In the light of that response it seems to us that the Applicant's contention about considering an irrelevant matter must fail.
(x) The Tribunal made a perverse decision
As to this, we disagree. There was evidence before the Tribunal for each of the decisions which it made. We are told, however, that this claim is based upon the allegation that the Tribunal did not conduct itself in an impartial way and in accordance with the rules of natural justice.
"I am alleging bias on the part of the Tribunal panel firstly because there was no black person on the panel, even though I am aware that this is not a requirement. Consequently, there was no check on the panel and the Chairman with respect to attitudes, assumptions, prejudices, preconceptions and beliefs through the lack of a member from the ethnic minorities. …
The panel left itself open to the complaint of bias with the assumption that I could only freely confide in a fellow black person …"

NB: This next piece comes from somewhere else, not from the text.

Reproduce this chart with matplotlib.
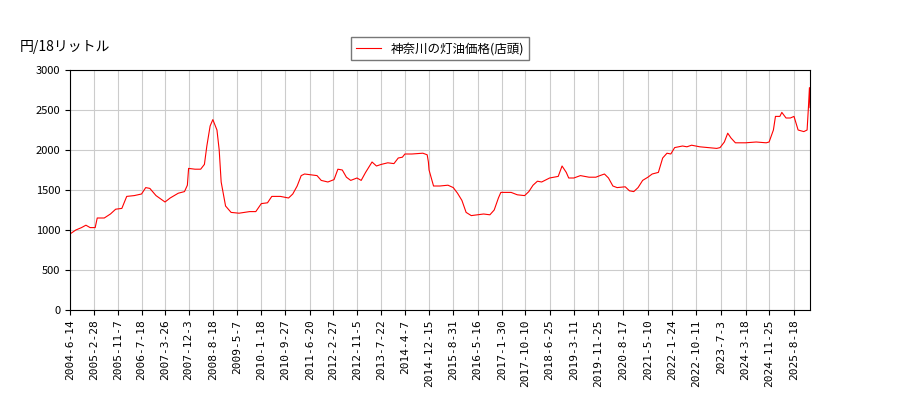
import pandas as pd
import matplotlib
matplotlib.use('Agg')
import matplotlib.pyplot as plt

plt.rcParams['font.family'] = ['Noto Sans CJK JP', 'DejaVu Sans']

# 価格データ(目視で読み取り)
dates = [
    '2004-06-14', '2004-08-15', '2004-10-15', '2004-12-01', '2005-01-15', '2005-03-10',
    '2005-04-01', '2005-06-15', '2005-08-20', '2005-10-15', '2005-12-20', '2006-02-10',
    '2006-05-01', '2006-07-18', '2006-09-01', '2006-10-15', '2006-12-20', '2007-03-26',
    '2007-05-20', '2007-08-15', '2007-10-20', '2007-11-20', '2007-12-03', '2008-02-10',
    '2008-04-10', '2008-05-20', '2008-06-15', '2008-07-20', '2008-08-18', '2008-10-01',
    '2008-10-25', '2008-11-15', '2009-01-01', '2009-03-01', '2009-05-25', '2009-09-15',
    '2009-11-20', '2010-01-18', '2010-03-25', '2010-05-10', '2010-08-10', '2010-11-05',
    '2010-12-20', '2011-02-05', '2011-03-20', '2011-04-25', '2011-09-05', '2011-10-20',
    '2011-12-30', '2012-03-05', '2012-04-15', '2012-06-01', '2012-07-15', '2012-08-30',
    '2012-11-05', '2012-12-20', '2013-02-05', '2013-04-15', '2013-06-01', '2013-07-22',
    '2013-09-30', '2013-12-05', '2014-01-20', '2014-03-05', '2014-04-01', '2014-06-15',
    '2014-10-10', '2014-11-25', '2014-12-08', '2014-12-15', '2015-02-01', '2015-04-10',
    '2015-07-05', '2015-08-31', '2015-10-15', '2015-12-01', '2016-01-15', '2016-03-10',
    '2016-05-16', '2016-07-20', '2016-09-25', '2016-11-10', '2016-12-25', '2017-01-20',
    '2017-05-10', '2017-07-15', '2017-10-01', '2017-11-15', '2017-12-30', '2018-02-15',
    '2018-04-01', '2018-06-25', '2018-08-10', '2018-09-25', '2018-11-05', '2018-12-20',
    '2019-01-15', '2019-03-11', '2019-05-20', '2019-08-20', '2019-11-01', '2019-12-15',
    '2020-02-01', '2020-03-15', '2020-05-01', '2020-06-15', '2020-09-10', '2020-10-25',
    '2020-12-10', '2021-01-25', '2021-03-15', '2021-05-10', '2021-06-25', '2021-08-30',
    '2021-10-15', '2021-11-30', '2022-01-10', '2022-02-20', '2022-05-15', '2022-07-01',
    '2022-08-20', '2022-11-15', '2023-02-15', '2023-05-15', '2023-06-20', '2023-08-05',
    '2023-09-10', '2023-10-15', '2023-12-01', '2024-03-18', '2024-07-10', '2024-10-25',
    '2024-11-25', '2025-01-10', '2025-02-01', '2025-03-20', '2025-04-10', '2025-05-25',
    '2025-07-10', '2025-08-18', '2025-10-01', '2025-12-01', '2026-01-05', '2026-01-20',
    '2026-01-30', '2026-02-05',
]
prices = [
    950, 1000, 1030, 1060, 1030, 1030,
    1150, 1150, 1200, 1260, 1270, 1420,
    1430, 1450, 1530, 1520, 1430, 1350,
    1400, 1460, 1480, 1560, 1770, 1760,
    1760, 1820, 2050, 2300, 2380, 2250,
    2000, 1600, 1300, 1220, 1210, 1230,
    1230, 1330, 1340, 1420, 1420, 1400,
    1450, 1550, 1680, 1700, 1680, 1620,
    1600, 1630, 1760, 1750, 1660, 1620,
    1650, 1620, 1720, 1850, 1800, 1820,
    1840, 1830, 1900, 1910, 1950, 1950,
    1960, 1940, 1850, 1750, 1550, 1550,
    1560, 1530, 1460, 1370, 1220, 1180,
    1190, 1200, 1190, 1250, 1400, 1470,
    1470, 1440, 1430, 1480, 1560, 1610,
    1600, 1650, 1660, 1670, 1800, 1720,
    1650, 1650, 1680, 1660, 1660, 1680,
    1700, 1650, 1550, 1530, 1540, 1490,
    1480, 1530, 1620, 1660, 1700, 1720,
    1900, 1960, 1950, 2030, 2050, 2040,
    2060, 2040, 2030, 2020, 2030, 2100,
    2210, 2150, 2090, 2090, 2100, 2090,
    2100, 2250, 2420, 2420, 2470, 2400,
    2400, 2420, 2250, 2230, 2250, 2550,
    2780, 2530,
]
tick_labels = [
    '2004-6-14', '2005-2-28', '2005-11-7', '2006-7-18', '2007-3-26', '2007-12-3',
    '2008-8-18', '2009-5-7', '2010-1-18', '2010-9-27', '2011-6-20', '2012-2-27',
    '2012-11-5', '2013-7-22', '2014-4-7', '2014-12-15', '2015-8-31', '2016-5-16',
    '2017-1-30', '2017-10-10', '2018-6-25', '2019-3-11', '2019-11-25', '2020-8-17',
    '2021-5-10', '2022-1-24', '2022-10-11', '2023-7-3', '2024-3-18', '2024-11-25',
    '2025-8-18',
]

x = pd.to_datetime(dates)
ticks = pd.to_datetime(tick_labels)

fig = plt.figure(figsize=(9, 4), dpi=100)
ax = fig.add_axes([70/900, 90/400, 740/900, 240/400])
ax.plot(x, prices, color='red', linewidth=0.8, label='神奈川の灯油価格(店頭)')
ax.set_xlim(x[0], x[-1])
ax.set_ylim(0, 3000)
ax.set_yticks(range(0, 3001, 500))
ax.set_xticks(ticks)
ax.set_xticklabels(tick_labels, rotation=90, family='DejaVu Sans Mono', fontsize=8)
ax.tick_params(axis='y', labelsize=8)
ax.grid(True, color='#cccccc', linewidth=0.8)
fig.text(20/900, 1 - 47/400, '円/18リットル', fontsize=10, va='center')
ax.legend(loc='lower center', bbox_to_anchor=(0.5, 1.04), fontsize=9,
          fancybox=False, edgecolor='#555555', borderaxespad=0)

fig.savefig('out.png')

We asked Miss Dime about that issue. It seems to us that the central premise for her dissatisfaction with this case, is that there was no black person on the panel. This has been effectively dealt with in our judgment by the comments of both of the Lay Members and by the Chairman. The practical position is that in London Central, where a race discrimination claim is made, steps are taken in every case to ensure that there is on the panel a person who has experience of race relations matters. This is pursuant to an undertaking given in Parliament at the time of the passage of the Race Relations Act and represents, in our experience, the practice of Employment Tribunals throughout the United Kingdom. Both of the Lay Members in this case were members of the appropriate panel. It goes without saying that race discrimination claims can be adjudicated by persons with appropriate experience and training of any racial group. We regret that the Applicant has made this allegation based upon this central false premise. Just so that our position is made clear, the Lay Members of this Appeal Tribunal have had the benefit of racial awareness training and are experienced in this field.